Ah, such good suggestions, with such reasonable assumptions about the modern library - the public library service must be buckets better in Canberra.

For starters, opening hours. Hello, some of us work. You know how the library branches close at 5.30pm or earlier? When I was a kid, we often went to the local library in the early evening.

Second: it's been a loooong time since the only audience for audio books (or as they're still quaintly referred to, "talking books" ) is people with visual impairment. So why are so many of the titles you do hold quarantined to this group only? And why does your catalogue make searching/identifying audio titles so difficult?

Third, wow, downloading to mp3? Great idea. Unheard of.

Fourth: I'd like to think that the books I'd enjoy reading are on the shelves, but waiting months isn't my kinda fun. If they have them.

Fifth, there is a slightly more go-ahead library with slightly longer opening hours in a neighbouring council area, but many of the same problems as outlined; and lovely fees like $1.50 if the book you want is at another branch and you want to collect it at the nearer branch (still within the same council's library group). Oh, and an annual fee because I don't qualify for free membership.

And yet, if you ask me, I'm very supportive of public libraries - and I am part of the library profession myself. In practical terms, the ones around here don't work for me. So I don't bother.

I will note re the audiobooks that Art of Mending, for instance, was one of those I bought at a cheap price - probably not a lot more than the petrol to get to one of the libraries, the way petrol prices are going. I'd not have bought it at full price. Likewise I rarely buy the $30 books, either.

This is a bit of a rant, sorry 'bout that. But if, for instance, mp3 download of audiobooks was available at the local library, maybe I would bother, cram it into Saturday morning along with the rest of the long list of stuff to do (I cannot visit any of these libraries at lunch from work, due to distance and other factors).

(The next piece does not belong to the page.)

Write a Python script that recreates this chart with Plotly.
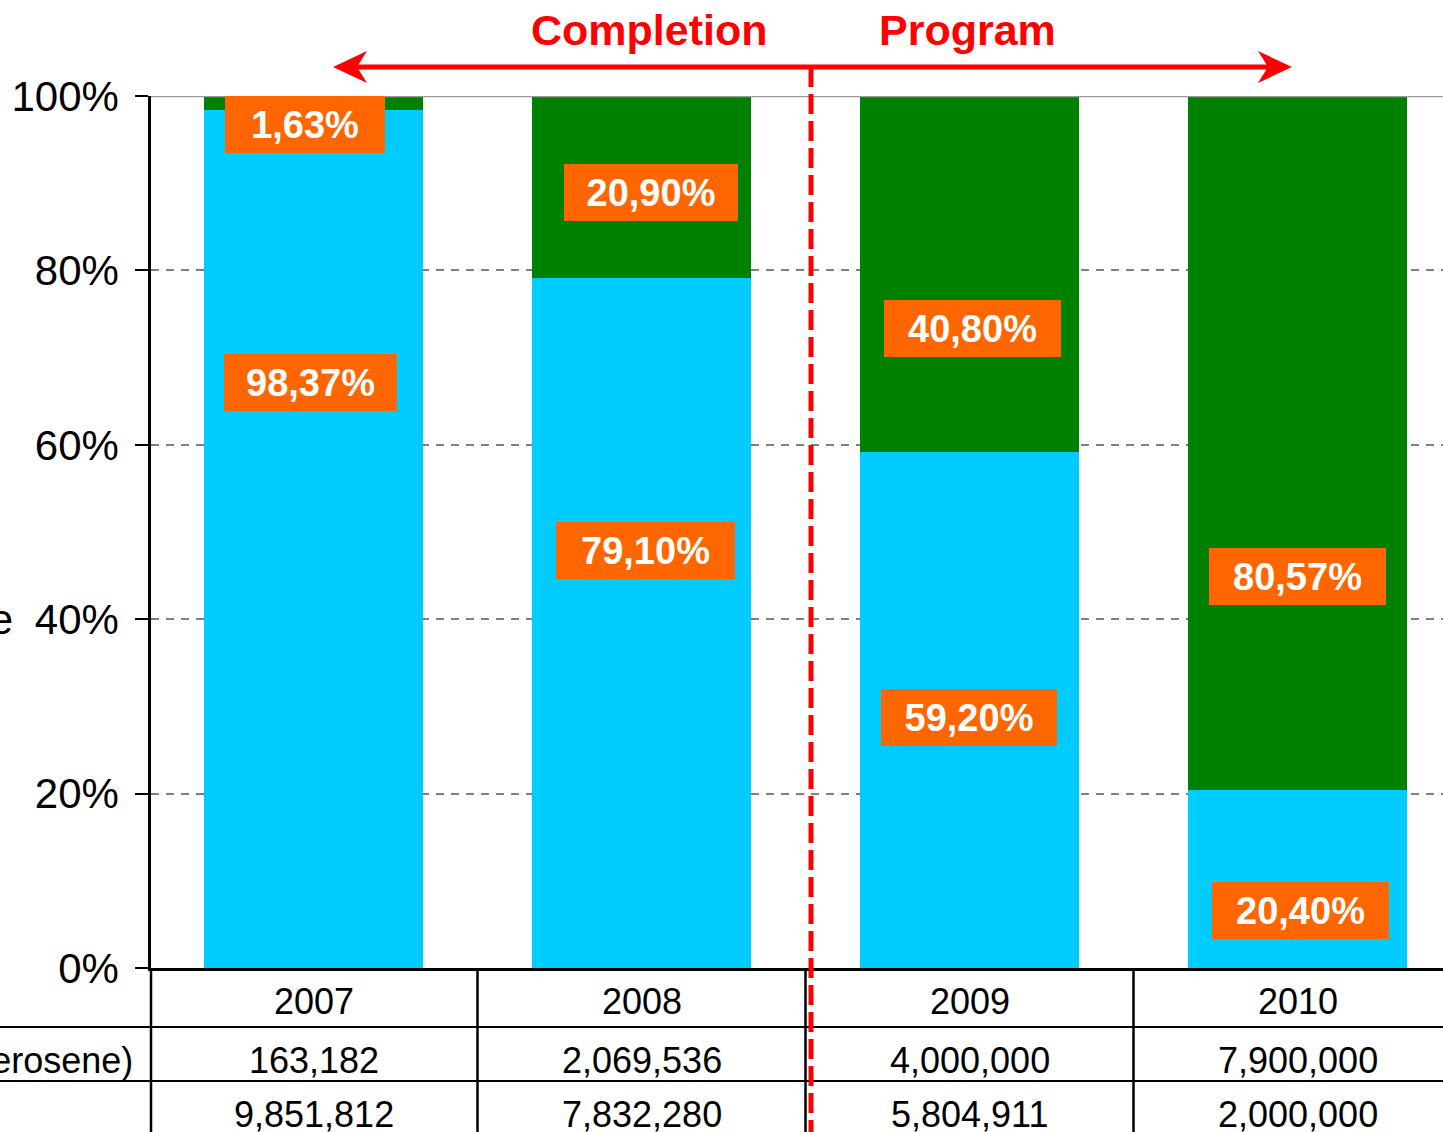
import plotly.graph_objects as go

# Shares of each fuel per year (percent) and volumes for the table below
years = [2007, 2008, 2009, 2010]
share_kerosene = [98.37, 79.10, 59.20, 20.40]
share_lpg = [1.63, 20.90, 40.80, 80.57]
lpg_volume = [163182, 2069536, 4000000, 7900000]
kerosene_volume = [9851812, 7832280, 5804911, 2000000]
row_label_lpg = "LPG (equivalent kerosene)"
y_ticks = [0, 20, 40, 60, 80, 100]

# label box placement (percent position, pixel shift, box width)
lbl_y_kero = [67.2, 47.9, 28.7, 6.65]
lbl_y_lpg = [96.73, 88.9, 73.3, 44.9]
lbl_dx_kero = [-3, 4, -0.5, 3]
lbl_dx_lpg = [-8.5, 9.5, 3, 0]
lbl_w_kero = [173, 179, 176, 177]
lbl_w_lpg = [160, 174, 177, 177]

BLUE = "#00CCFF"
GREEN = "#008000"
ORANGE = "#FF6600"
RED = "#FF0000"
FONT = "Liberation Sans, Arial, Helvetica, sans-serif"

W, H = 1443, 1132
ML, MT, MB = 151, 96, 164
PLOT_W = W - ML
PLOT_H = H - MT - MB
STEP = 328.0                      # px per year
X0 = years[0] - 0.5 + 1.5 / STEP
X1 = X0 + PLOT_W / STEP


def py(p):
    """page pixel row -> paper y"""
    return (H - MB - p) / PLOT_H


def px(p):
    """page pixel column -> paper x"""
    return (p - ML) / PLOT_W


def xd(p):
    """page pixel column -> x data value"""
    return X0 + (p - ML) / STEP


fig = go.Figure()
fig.add_trace(go.Bar(x=years, y=share_kerosene, marker_color=BLUE,
                     marker_line_width=0, width=0.668, name="Kerosene"))
fig.add_trace(go.Bar(x=years, y=share_lpg, marker_color=GREEN,
                     marker_line_width=0, width=0.668, name="LPG"))


def pct(v):
    return f"{v:.2f}".replace(".", ",") + "%"


annotations = []
for i, yr in enumerate(years):
    for val, ly, dx, bw in ((share_kerosene[i], lbl_y_kero[i], lbl_dx_kero[i], lbl_w_kero[i]),
                            (share_lpg[i], lbl_y_lpg[i], lbl_dx_lpg[i], lbl_w_lpg[i])):
        annotations.append(dict(
            x=yr, y=ly, xref="x", yref="y", xshift=dx, text=f"<b>{pct(val)}</b>",
            showarrow=False, bgcolor=ORANGE, borderwidth=0, borderpad=0,
            width=bw, height=57, align="center", valign="middle",
            xanchor="center", yanchor="middle",
            font=dict(family=FONT, size=38, color="white")))

# table: year header and two value rows
TABLE_FONT = dict(family=FONT, size=36, color="black")
for i, yr in enumerate(years):
    for row_y, txt in ((1001, str(yr)),
                       (1060, f"{lpg_volume[i]:,}"),
                       (1114, f"{kerosene_volume[i]:,}")):
        annotations.append(dict(x=yr, y=py(row_y), xref="x", yref="paper", text=txt,
                                xanchor="center", yanchor="middle",
                                showarrow=False, font=TABLE_FONT))
annotations.append(dict(x=px(135), y=py(1060), xref="paper", yref="paper", text=row_label_lpg,
                        xanchor="right", yanchor="middle", showarrow=False, font=TABLE_FONT))
# y axis caption
annotations.append(dict(x=px(15), y=40, xref="paper", yref="y", text="Share",
                        xanchor="right", yanchor="middle", showarrow=False,
                        font=dict(family=FONT, size=42, color="black")))
# programme heading
for cx, txt in ((649, "Completion"), (967.5, "Program")):
    annotations.append(dict(x=xd(cx), y=py(30), xref="x", yref="paper", text=f"<b>{txt}</b>",
                            xanchor="center", yanchor="middle", showarrow=False,
                            font=dict(family=FONT, size=43, color=RED)))

shapes = []
# solid top border at 100%
shapes.append(dict(type="line", xref="paper", yref="y", x0=0, x1=1, y0=100, y1=100,
                   line=dict(color="#9A9A9A", width=2.5)))
# table grid
for yrow in (1027, 1081):
    shapes.append(dict(type="line", xref="paper", yref="paper", x0=px(0), x1=1,
                       y0=py(yrow), y1=py(yrow), line=dict(color="black", width=2)))
shapes.append(dict(type="line", xref="paper", yref="paper", x0=0, x1=0,
                   y0=0, y1=py(H + 10), line=dict(color="black", width=2.5)))
for yr in years[:-1]:
    shapes.append(dict(type="line", xref="x", yref="paper", x0=yr + 0.5, x1=yr + 0.5,
                       y0=0, y1=py(H + 10), line=dict(color="black", width=2.5)))
# programme start marker
shapes.append(dict(type="line", xref="x", yref="paper", x0=xd(811), x1=xd(811),
                   y0=py(67), y1=py(H + 10), line=dict(color=RED, width=5, dash="20px,7px")))
# double-headed arrow
shapes.append(dict(type="line", xref="x", yref="paper", x0=xd(355), x1=xd(1270),
                   y0=py(67), y1=py(67), line=dict(color=RED, width=5)))
for tip, wing, notch in ((333, 367, 357), (1292, 1258, 1268)):
    path = (f"M {xd(tip)},{py(67)} L {xd(wing)},{py(51)} L {xd(notch)},{py(67)} "
            f"L {xd(wing)},{py(83)} Z")
    shapes.append(dict(type="path", xref="x", yref="paper", path=path,
                       fillcolor=RED, line=dict(color=RED, width=0)))

fig.update_layout(
    width=W, height=H, autosize=False,
    margin=dict(l=ML, r=0, t=MT, b=MB, pad=0),
    barmode="stack", bargap=0.33, showlegend=False,
    plot_bgcolor="white", paper_bgcolor="white",
    annotations=annotations, shapes=shapes,
    font=dict(family=FONT, color="black"),
)
fig.update_xaxes(range=[X0, X1], showticklabels=False, ticks="", showgrid=False,
                 zeroline=False, showline=True, linecolor="black", linewidth=2.5)
fig.update_yaxes(range=[0, 100], tickvals=y_ticks, ticktext=[f"{v}%" for v in y_ticks],
                 tickfont=dict(family=FONT, size=42, color="black"),
                 ticks="outside", ticklen=13, tickwidth=2, tickcolor="black",
                 ticklabelstandoff=8,
                 showgrid=True, gridcolor="#808080", gridwidth=1.5, griddash="8px,7px",
                 zeroline=False, showline=True, linecolor="black", linewidth=2.5)

fig.write_html("out.html")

Which is not to say I didn't appreciate your comments. They showed up what might be possible or good ...if...if...

Isabelle said...

It's so interesting, isn't it - what makes one sometimes enjoy a book even if one doesn't actually like the characters? All very indefinable, but down to the way it's written, I suppose, or the interesting plot.

paula said...

My library is fantastic - and as my partner isn't a reader as such, he is totally enjoying the worlds opening up to him as he listens while he works.